Charles Brown wrote:
>
> From: kelley
>
> -clip-
>
> Nunya is not duped by Walmart's machinations alone. Nunya's response
> illustrates what Doug means when he insists that it is at our peril we
> ignore or simplify "the degree to which people are complicit in their own
> subordination, and even come to enjoy it. Or, worse, don't even experience
> (work) as a compulsion or a form of subordination, but a pleasure." I think
> the below gets at what's at the heart of this perpetual debate over how
> ideology works.
>
> ^^^^
> CB: Yes, ever since our Judith Butler study group on this list, the
> phenomenon of complicity in one's own oppression has been established as
> existing. Who can ignore the "happy slave" who shucks and jives, grins and
> smiles, "yessa massa", Sambo. House slaves.
I think a different spin can be put on Kelley's post here (and perhaps the same spin, for that matter, should be put on "yessa-massa" slave behavior). I've mentioned before, I believe, the chapter in _Muscle and Blood_ dealing with a silver-mining town in Montana. The silver had a high lead content, and there was so much lead in the very air that residents who had never been in the mine developed blue lines in their teeth. Yet most of the townspeople were not willing to admit the mine was killing them. My response when I read this 35 years or so ago was that when the conditions that enabled one to live could not (apparently) be changed, it was probably rational to deny that they were also killing one.

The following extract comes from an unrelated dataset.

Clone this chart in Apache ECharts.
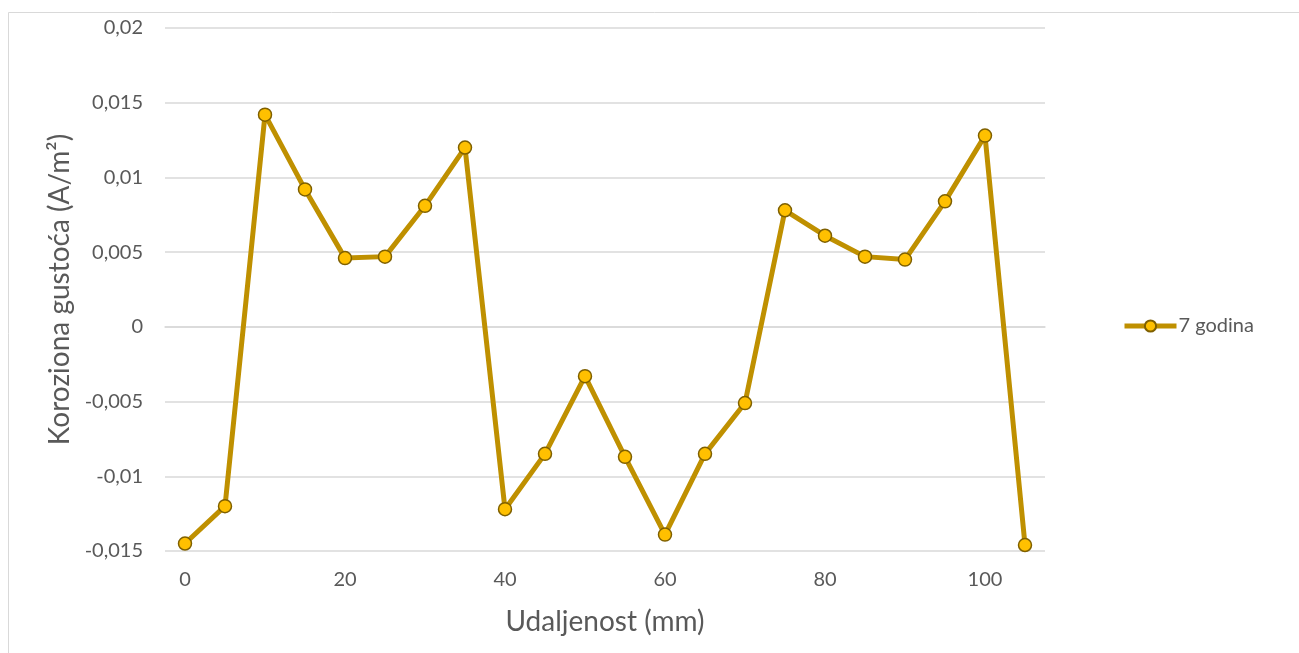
<!DOCTYPE html>
<html>
<head>
<meta charset="utf-8">
<script src="https://cdn.jsdelivr.net/npm/echarts@6/dist/echarts.min.js"></script>
<style>
html,body{margin:0;padding:0;background:#fff;}
#chart{width:1299px;height:653px;}
</style>
</head>
<body>
<div id="chart"></div>
<script>
// udaljenost (mm)
var distances = [0, 5, 10, 15, 20, 25, 30, 35, 40, 45, 50, 55, 60, 65, 70, 75, 80, 85, 90, 95, 100, 105];
// korozijska gustoca struje, 7 godina
var density7 = [-0.0145, -0.0120, 0.0142, 0.0092, 0.0046, 0.0047, 0.0081, 0.0120, -0.0122, -0.0085, -0.0033,
  -0.0087, -0.0139, -0.0085, -0.0051, 0.0078, 0.0061, 0.0047, 0.0045, 0.0084, 0.0128, -0.0146];
var seriesName = '7 godina';
var yMin = -0.015, yMax = 0.02, yStep = 0.005;

var txt = '#595959';
var font = 'Lato';

var myChart = echarts.init(document.getElementById('chart'));
var option = {
  animation: false,
  backgroundColor: '#fff',
  textStyle: { fontFamily: font },
  graphic: [{
    type: 'rect',
    shape: { x: 8.5, y: 12.5, width: 1400, height: 700 },
    style: { fill: 'none', stroke: '#D9D9D9', lineWidth: 1 },
    silent: true
  }],
  grid: { left: 165, right: 254, top: 28, bottom: 102 },
  legend: {
    data: [seriesName],
    orient: 'vertical',
    left: 1122,
    top: 316,
    padding: 0,
    itemWidth: 52,
    itemHeight: 14,
    lineStyle: { width: 5, color: '#BF9000' },
    textStyle: { color: txt, fontSize: 20, fontFamily: font, padding: [0, 0, 0, -3] }
  },
  xAxis: {
    type: 'category',
    data: distances,
    boundaryGap: true,
    name: 'Udaljenost (mm)',
    nameLocation: 'middle',
    nameGap: 57,
    nameTextStyle: { color: txt, fontSize: 28, fontFamily: font },
    axisLine: { lineStyle: { color: '#D9D9D9', width: 1.5 } },
    axisTick: { inside: true, length: 6, interval: 3, lineStyle: { color: '#D9D9D9', width: 1.5 } },
    axisLabel: { interval: 3, color: txt, fontSize: 20, margin: 19 },
    splitLine: { show: false }
  },
  yAxis: {
    type: 'value',
    min: yMin,
    max: yMax,
    interval: yStep,
    name: 'Koroziona gustoća (A/m²)',
    nameLocation: 'middle',
    nameGap: 84,
    nameTextStyle: { color: txt, fontSize: 28, fontFamily: font },
    axisLine: { show: false },
    axisTick: { show: false },
    axisLabel: {
      color: txt, fontSize: 20, margin: 22,
      formatter: function (v) { return String(Number(v.toFixed(4))).replace('.', ','); }
    },
    splitLine: { lineStyle: { color: '#D9D9D9', width: 1.5 } }
  },
  series: [{
    name: seriesName,
    type: 'line',
    data: density7,
    symbol: 'circle',
    symbolSize: 13,
    lineStyle: { color: '#BF9000', width: 5 },
    itemStyle: { color: '#FFC000', borderColor: '#7F6000', borderWidth: 1.5 }
  }]
};
myChart.setOption(option);
</script>
</body>
</html>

I think most of Kelley's argument can be accepted _without_ accepting the label of complicity. The concept of willful ignorance simply makes no sense to me in explaining the popular support of u.s. imperialism, but that is a matter for another post.
See Kelley's post as merely _part_ of a description of the terrain on which working-class militancy must operate rather than as either an indictment or approval of Nunya's consciousness.